All ${}^{12}\mathrm{C}(p,\gamma ){}^{13}\mathrm{N}$ measurements were acquired with the same target. Ten stability checks were performed over the course of the experiments by making repeated measurements at $E_p=1700\mathrm{keV}$ to monitor target degradation. A linear degradation was found as a function of deposited charge. The total loss after two weeks and a median current of about $100\mu \mathrm{A}$ was less $\approx 30\%$.

Figure 3

The $\gamma$-ray spectrum from the ${}^{12}\mathrm{C}(p,\gamma ){}^{13}\mathrm{N}$ reaction at three different proton beam energies. The shift in $\gamma$-ray energy with the beam energy clearly demonstrates a mechanism based on the broad resonance at $E_p=1.6\mathrm{MeV}$ interfering with the underlying direct capture population of the ground state.
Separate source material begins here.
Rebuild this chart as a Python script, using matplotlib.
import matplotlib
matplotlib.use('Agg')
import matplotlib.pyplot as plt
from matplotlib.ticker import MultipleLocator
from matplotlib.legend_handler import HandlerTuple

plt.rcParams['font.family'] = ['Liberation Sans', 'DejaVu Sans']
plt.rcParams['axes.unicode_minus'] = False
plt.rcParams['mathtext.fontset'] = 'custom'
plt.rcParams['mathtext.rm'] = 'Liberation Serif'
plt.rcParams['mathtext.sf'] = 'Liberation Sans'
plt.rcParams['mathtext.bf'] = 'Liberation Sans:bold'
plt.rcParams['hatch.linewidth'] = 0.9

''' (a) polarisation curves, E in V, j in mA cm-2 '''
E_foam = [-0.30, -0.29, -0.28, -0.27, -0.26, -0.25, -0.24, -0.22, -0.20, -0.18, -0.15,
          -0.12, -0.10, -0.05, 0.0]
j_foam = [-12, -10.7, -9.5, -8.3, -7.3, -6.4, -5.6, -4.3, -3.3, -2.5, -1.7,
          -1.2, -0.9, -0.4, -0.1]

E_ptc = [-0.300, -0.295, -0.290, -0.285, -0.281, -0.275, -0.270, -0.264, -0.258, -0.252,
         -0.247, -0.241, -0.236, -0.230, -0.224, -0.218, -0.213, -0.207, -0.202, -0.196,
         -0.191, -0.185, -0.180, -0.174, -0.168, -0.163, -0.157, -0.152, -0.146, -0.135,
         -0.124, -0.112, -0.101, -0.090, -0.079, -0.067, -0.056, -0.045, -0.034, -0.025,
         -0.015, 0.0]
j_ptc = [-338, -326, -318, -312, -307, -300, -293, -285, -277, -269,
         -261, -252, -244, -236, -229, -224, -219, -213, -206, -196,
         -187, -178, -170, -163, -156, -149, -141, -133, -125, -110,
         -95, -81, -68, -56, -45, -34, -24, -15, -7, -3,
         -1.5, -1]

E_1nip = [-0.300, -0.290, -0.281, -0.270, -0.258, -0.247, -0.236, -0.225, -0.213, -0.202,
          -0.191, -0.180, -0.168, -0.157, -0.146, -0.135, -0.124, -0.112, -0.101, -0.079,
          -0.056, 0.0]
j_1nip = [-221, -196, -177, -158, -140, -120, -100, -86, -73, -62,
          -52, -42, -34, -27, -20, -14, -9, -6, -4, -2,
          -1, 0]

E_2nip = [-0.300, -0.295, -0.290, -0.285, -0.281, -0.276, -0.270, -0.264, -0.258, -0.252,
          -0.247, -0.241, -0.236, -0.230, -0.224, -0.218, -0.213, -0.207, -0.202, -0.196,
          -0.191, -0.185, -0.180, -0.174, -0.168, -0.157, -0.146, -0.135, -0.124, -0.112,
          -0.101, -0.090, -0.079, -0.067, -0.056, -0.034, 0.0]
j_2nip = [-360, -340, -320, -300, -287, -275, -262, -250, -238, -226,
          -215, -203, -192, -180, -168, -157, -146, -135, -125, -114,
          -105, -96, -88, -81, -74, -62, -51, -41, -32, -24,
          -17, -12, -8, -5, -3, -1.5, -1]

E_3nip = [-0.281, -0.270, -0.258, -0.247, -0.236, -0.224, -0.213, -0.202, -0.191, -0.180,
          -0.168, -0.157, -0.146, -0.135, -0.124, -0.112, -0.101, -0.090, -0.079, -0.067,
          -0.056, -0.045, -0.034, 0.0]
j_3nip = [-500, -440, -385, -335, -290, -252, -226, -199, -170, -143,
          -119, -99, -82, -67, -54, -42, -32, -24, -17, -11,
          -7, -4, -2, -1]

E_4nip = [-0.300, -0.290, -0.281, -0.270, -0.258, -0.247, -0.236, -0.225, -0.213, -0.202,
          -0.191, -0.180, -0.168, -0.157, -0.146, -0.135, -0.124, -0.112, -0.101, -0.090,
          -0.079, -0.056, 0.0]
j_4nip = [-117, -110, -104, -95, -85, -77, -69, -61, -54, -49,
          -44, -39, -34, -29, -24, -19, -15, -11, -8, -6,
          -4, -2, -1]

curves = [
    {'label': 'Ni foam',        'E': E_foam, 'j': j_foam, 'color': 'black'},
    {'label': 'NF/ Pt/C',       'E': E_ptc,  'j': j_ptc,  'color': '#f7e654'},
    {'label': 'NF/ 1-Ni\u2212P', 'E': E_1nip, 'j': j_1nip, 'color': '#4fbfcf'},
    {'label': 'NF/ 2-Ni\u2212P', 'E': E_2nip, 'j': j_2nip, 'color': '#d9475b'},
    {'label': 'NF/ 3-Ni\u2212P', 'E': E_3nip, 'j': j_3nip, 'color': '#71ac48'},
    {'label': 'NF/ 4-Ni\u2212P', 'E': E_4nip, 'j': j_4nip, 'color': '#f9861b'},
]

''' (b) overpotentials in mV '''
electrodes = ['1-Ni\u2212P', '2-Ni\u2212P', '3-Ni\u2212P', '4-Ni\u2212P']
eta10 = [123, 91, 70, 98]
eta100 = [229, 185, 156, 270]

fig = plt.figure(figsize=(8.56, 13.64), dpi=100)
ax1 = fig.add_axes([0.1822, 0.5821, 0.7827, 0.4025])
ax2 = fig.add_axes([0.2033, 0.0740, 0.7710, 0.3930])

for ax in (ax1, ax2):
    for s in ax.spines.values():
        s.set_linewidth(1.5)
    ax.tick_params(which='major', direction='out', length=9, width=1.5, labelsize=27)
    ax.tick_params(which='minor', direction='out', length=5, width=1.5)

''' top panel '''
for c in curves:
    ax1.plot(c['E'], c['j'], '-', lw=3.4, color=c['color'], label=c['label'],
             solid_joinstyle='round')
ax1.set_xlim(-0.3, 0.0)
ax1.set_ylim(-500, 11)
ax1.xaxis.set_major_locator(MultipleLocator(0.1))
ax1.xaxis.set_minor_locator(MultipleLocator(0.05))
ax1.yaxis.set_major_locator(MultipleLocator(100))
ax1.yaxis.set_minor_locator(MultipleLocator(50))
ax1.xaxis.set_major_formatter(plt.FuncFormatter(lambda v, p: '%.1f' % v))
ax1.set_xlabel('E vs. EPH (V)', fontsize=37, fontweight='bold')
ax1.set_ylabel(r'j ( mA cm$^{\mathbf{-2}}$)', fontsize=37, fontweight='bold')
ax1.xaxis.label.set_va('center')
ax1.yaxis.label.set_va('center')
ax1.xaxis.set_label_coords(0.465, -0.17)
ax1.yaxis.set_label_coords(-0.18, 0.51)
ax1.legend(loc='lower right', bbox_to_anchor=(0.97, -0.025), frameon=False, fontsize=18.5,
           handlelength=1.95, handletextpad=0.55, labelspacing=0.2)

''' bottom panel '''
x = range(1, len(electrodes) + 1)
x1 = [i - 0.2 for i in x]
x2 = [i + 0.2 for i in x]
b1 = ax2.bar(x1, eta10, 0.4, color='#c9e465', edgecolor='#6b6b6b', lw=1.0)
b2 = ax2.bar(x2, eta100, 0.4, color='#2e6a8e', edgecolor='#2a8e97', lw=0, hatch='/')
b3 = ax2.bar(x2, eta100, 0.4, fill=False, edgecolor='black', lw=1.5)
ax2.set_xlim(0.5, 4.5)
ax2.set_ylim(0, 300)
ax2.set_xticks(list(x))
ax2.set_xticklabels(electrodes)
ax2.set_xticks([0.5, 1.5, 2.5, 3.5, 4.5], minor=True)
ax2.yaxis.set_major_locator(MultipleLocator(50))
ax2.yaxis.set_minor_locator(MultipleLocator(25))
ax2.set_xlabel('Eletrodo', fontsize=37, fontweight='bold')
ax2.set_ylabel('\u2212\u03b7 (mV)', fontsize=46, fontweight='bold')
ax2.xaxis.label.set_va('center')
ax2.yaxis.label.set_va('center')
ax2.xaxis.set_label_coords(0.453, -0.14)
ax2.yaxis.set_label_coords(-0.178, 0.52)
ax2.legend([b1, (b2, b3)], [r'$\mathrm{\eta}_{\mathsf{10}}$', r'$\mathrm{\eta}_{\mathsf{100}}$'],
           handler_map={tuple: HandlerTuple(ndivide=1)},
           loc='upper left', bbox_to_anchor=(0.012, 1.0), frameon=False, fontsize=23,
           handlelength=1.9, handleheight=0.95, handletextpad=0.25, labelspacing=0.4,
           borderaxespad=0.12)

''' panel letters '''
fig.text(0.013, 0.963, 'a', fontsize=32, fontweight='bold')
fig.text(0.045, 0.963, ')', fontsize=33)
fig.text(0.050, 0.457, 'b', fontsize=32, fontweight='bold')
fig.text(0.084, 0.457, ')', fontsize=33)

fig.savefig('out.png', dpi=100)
Single escape (s.e.) and double escape (d.e.) peaks are indicated.

Figure 4

Excitation functions of the ${}^{12}\mathrm{C}(p,\gamma ){}^{13}\mathrm{N}$ reaction at ${\theta }_{\gamma }=0$ and ${55}^{\circ }$ compared to the $R$-matrix fit described in Sec 5. Note that the absolute cross section of the excitation functions was obtained by normalizing to the $R$-matrix cross section, whose scale is constrained by the lower energy data.

Figure 5

Angular distributions of the ${}^{12}\mathrm{C}(p,\gamma ){}^{13}\mathrm{N}$ reaction of this work (blue squares) compared to the previous work of Burtebaev et al. [37] (black circles) and Young et al. [31] (green diamonds) and the $R$-matrix fit described in Sec. 5. Where indicated, the cross section scale should be multiplied by the indicated factor. Note that the absolute cross section for the angular distributions was obtained by normalizing to the $R$-matrix cross section.

Figure 6

(a) 511 keV $\gamma$-ray yield observed after activation of the thick ${}^{12}\mathrm{C}$ target, sampled once per minute. The data were well reproduced, as shown by the residual plot (b), by a single decay curve, yielding a half-life for ${}^{13}\mathrm{N}$ of 9.928(38) minutes, in good agreement with the accepted value of 9.965(4) minutes [44].

Figure 7

Comparison of thick-target yield measurements from an unpublished work by Fowler (which is given in Seagrave [24]), Seagrave [24], Hinds and Barker [34], and the present work. The experimental values are compared with the integrated cross section of the $R$-matrix fit described in Sec. 5, where the uncertainty band for the $R$-matrix calculation corresponds to the uncertainty in the srim stopping power. Except for the data of Hinds and Barker [34], the absolute scale of the previous data agrees well with the present work when their systematic uncertainties are considered. To better facilitate comparison, the yields of the data sets are scaled by a multiplicative factor as indicated. All of the data have a consistent energy dependence.

Figure 8

Comparison of the ${}^{12}\mathrm{C}(p,p){}^{12}\mathrm{C}$ data of Meyer et al. [38] with the $R$-matrix fit of the present work.

Figure 9

Comparison of the angle integrated ${}^{12}\mathrm{C}(p,\gamma ){}^{13}\mathrm{N}$ radiative capture $S$ factors for the data of [30], Hinds and Barker [34] and Burtebaev et al. [37] (renormalized as discussed in the text). The angle integrated $S$ factor from the present data, obtained by a Legendre fit to the measured angular distributions, is also shown for comparison. The solid red line represents the best $R$-matrix fit while the dashed red lines indicate the 68% confidence interval obtained from the Bayesian uncertainty analysis using the brick code [54].

Figure 10

Comparison of the present $R$-matrix fit with the data of Rolfs and Azuma [32], renormalized as discussed in the text. The data were not included in the present fit because of a discrepancy with their energy calibration above $\approx 1\mathrm{MeV}$.

Figure 11

Comparison of the extrapolated $R$-matrix fit and uncertainty from the analysis described in Sec. 5, where the bands correspond to a 68% confidence level, with the low energy data of Hall and Fowler [26], Bailey and Stratton [27], and Lamb and Hester [28], with no adjusted normalization. The lowest energy data of Vogl [30], renormalized as described in the text, are also shown for comparison.

Figure 12

Ratio of the rates for the ${}^{12}\mathrm{C}(p,\gamma ){}^{13}\mathrm{N}$ reaction for previous calculations by Li et al. [35] and NACRE II [5] and the present work to that of the NACRE compilation [60]. The uncertainty band of the present work corresponds to a 68% confidence interval.